See: This Room and This Gin and blah, blah... (even the title is three hours long) is a fun and compelling story about a gin-pickled, bohemian, and probably doomed theatrical troupe in "The Village" circa 1924. The tale is emotionally centered around an actress named Sally who smokes in bed, aborts compulsively, and has more revolving-door romances and mood swings than... well, I won't name names. Christine Kolodge plays Sally. Nervous, independent, stubborn, and idealistic, Christine gives an incredible starry-eyed monologue. This Room has lots of desperate sexual attachments, sardonic, booze-fueled conversations about Christ, clunky, trying-too-hard-to-be-symbolic conversations about a broken fireplace, and Alex Samuels as the most endearing drunken slob since... well, I won't name names. Fabulous acting, and the set? A picture-perfect testament to sepia-tinged bohemian dinge. However.

Can we at least skip the "in real time" scene changes in the next resurrected play?

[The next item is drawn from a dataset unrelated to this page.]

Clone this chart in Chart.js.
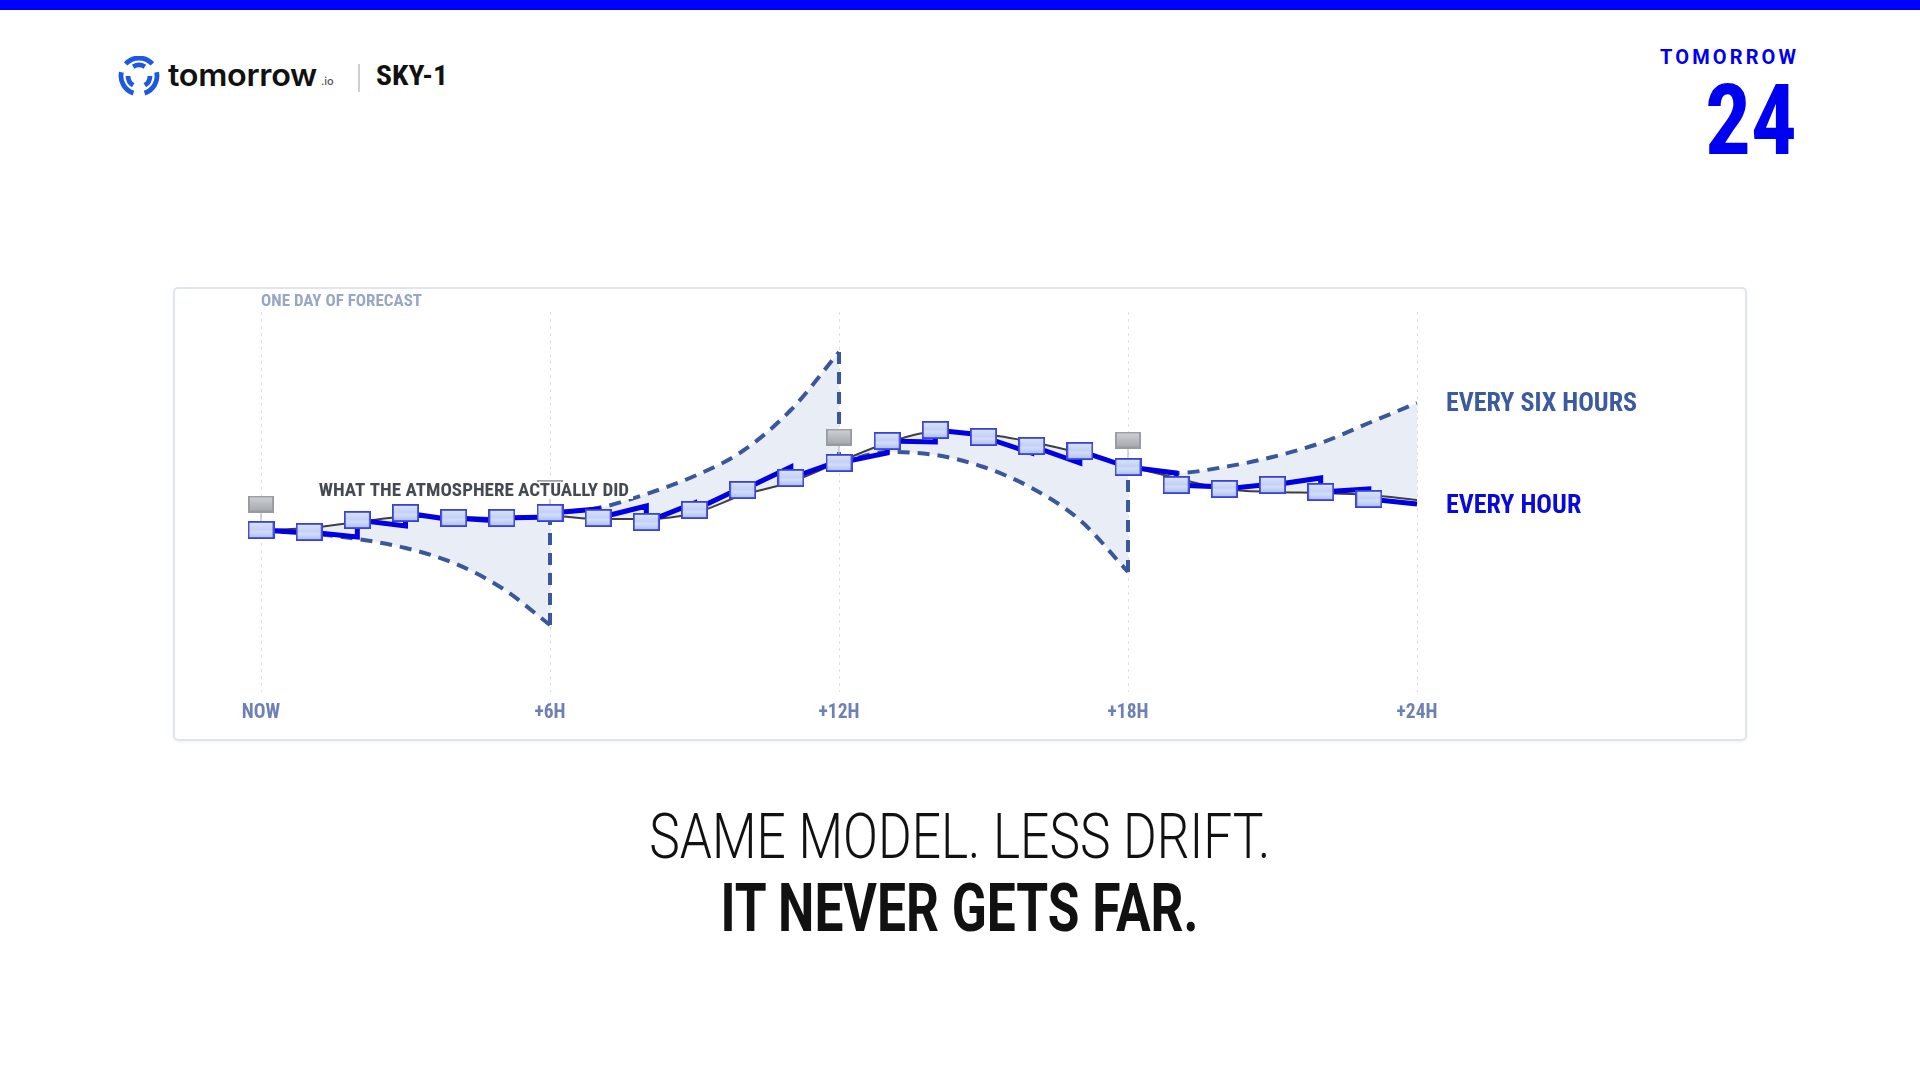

Please? We don't need to watch the characters changing clothes and moving furniture between scenes--honestly. Our attention is precious, and our asses are numb. ADRIAN RYAN

Strange Attractors

Empty Space Theatre

Through Feb 16.Playwright David Adjmi hasn't written some kind of postmodern deconstruction of Henrik Ibsen's classic play A Doll's House, he's completely stolen the whole damn play, torn down the walls, and rebuilt it with hip new plastic facades. And in his remodeling he has created a wonderfully strange, dark look into the life of a woman attempting to maintain her "magnificent obsessions."

Like Ibsen's Nora, Betsy lives a privileged bourgeois existence--wife to an MTV executive, she spends most of her time shopping and waiting for life as an idle '50s housewife to come back into vogue. In order to pay for a lifesaving trip for her husband, she accepts an offer that threatens her family (and her health), but liberates her "spiritually." When her husband's recently terminated assistant, Alexander, discovers her indiscretion, he attempts to blackmail her to get his job back.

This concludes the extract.